Encoding institutional memory

Another overlooked aspect of context is institutional knowledge.

If a company has already been reviewed and marked non-investable in the CRM, that matters. If it was evaluated recently, resurfacing it again adds little value. Context engineering encodes these realities directly into the workflow: don’t show me what we’ve already seen, don’t revisit decisions without new signal, respect prior conclusions unless conditions change.

Without this layer, LLMs will happily rediscover the same companies over and over again, technically “new,” but operationally useless.

Rubbish in, rubbish out…at the token level

All of this comes back to a simple principle: rubbish in, rubbish out.

LLMs reason over tokens. If you overload them with loosely relevant data, conflicting timeframes, or redundant information, you increase the likelihood of confusion. Controlling tokens isn’t just about efficiency or cost, it’s about analytical clarity.

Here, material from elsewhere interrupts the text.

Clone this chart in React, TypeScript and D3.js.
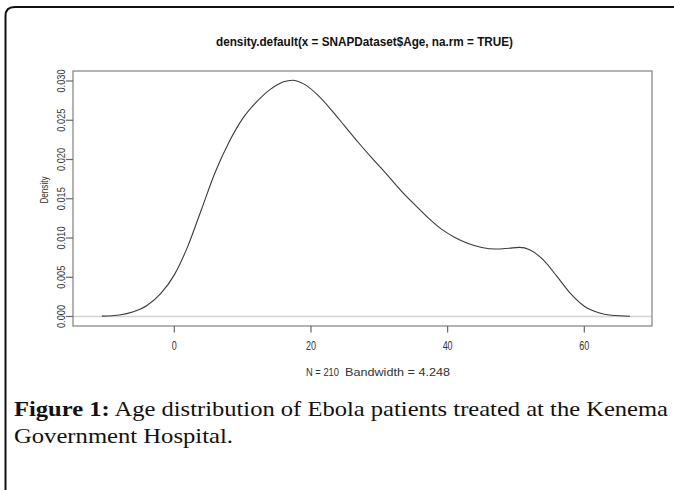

Context engineering forces discipline. It ensures that only the most relevant, highest-confidence information is passed to the model, in a structure it can reason over effectively. The goal is not more data, but better data.

Practical use cases: from noise to signal

One practical example is generating LLM-friendly company profiles. Instead of asking a model to synthesize raw data from dozens of sources, firms can provide a normalized, thesis-aligned profile that captures what actually matters for an initial investment decision.

This is especially important when searching for net-new opportunities. Deal sourcing is inherently a haystack problem - but without context, an LLM will surface a lot of useless needles. Context engineering dramatically narrows the search space so that “net new” actually means new and relevant.

Predictability that enables trust and accelerates user adoption

When context is properly engineered, AI becomes predictable. The same inputs produce consistent outputs. The process can be repeated, audited, and trusted.

Ultimately, that’s what deal teams want: all the relevant information at a glance, presented clearly enough to make a confident yes-or-no decision. Not a black box, not a novelty, but a reliable system.

The future of AI in private equity won’t be defined by who uses the biggest model. It will be defined by who asks and answers the right question first: what data are we passing to the model?